Podríamos deducir de ahí que esas tradiciones son inofensivas y que responden a la realidad histórica de España, estrechamente vinculada al catolicismo, cosa que, guste o no guste, no puede borrarse. Pero el fundamentalismo laicista, que es tan deplorable como el fundamentalismo religioso, sí quiere ese borrado. De manera que ve un crucifijo en una toma de posesión o un belén en un ayuntamiento o un funeral de Estado en una catedral y se pone de los nervios. ¡Es el fin de la separación entre iglesia y Estado!, ¡el regreso de los tiempos oscuros!, ¡la intromisión de la religión en la vida pública! Y también, ¡esto no pasa en ninguna democracia europea!

Yo no sé si quedarían contentos si nuestros funerales de Estado se celebraran en una nave industrial. Sé, en cambio, pues no fue hace tanto, que los que hizo el gobierno socialdemócrata de Noruega por los jóvenes socialistas asesinados por el fanático Breivik se celebraron en una iglesia. No en un garaje. Lo mismo sucede en tantos otros países. Los rituales públicos no prescinden siempre ni en todas partes de los rituales religiosos. Podíamos prohibir que las autoridades acudiesen a las procesiones de Semana Santa, otra mezcla intolerable, para el laicismo militante, de la religión y el Estado. Pero entonces háganme el favor de prohibir también que asistan a partidos de fútbol y hagan homenajes oficiales a los equipos. ¿Qué pintan ahí los representantes estatales? Cierto que el fútbol no es religión, aunque a veces lo parezca.

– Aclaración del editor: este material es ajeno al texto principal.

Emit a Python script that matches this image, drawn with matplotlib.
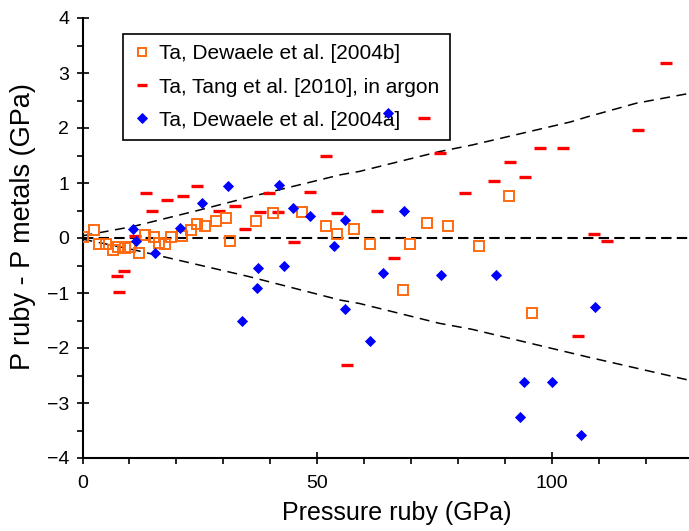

Ah, la religión, vaya enemigo que han encontrado en las democracias y sociedades secularizadas de Europa. Y vaya paradoja. Porque los que proclaman con satisfacción el declive de la influencia de la iglesia alertan del tremendo peligro que aquella representa, y ven en cualquier nimiedad un retorno a la época de la Inquisición o a la del franquismo, que tanto les da. A ver si se aclaran.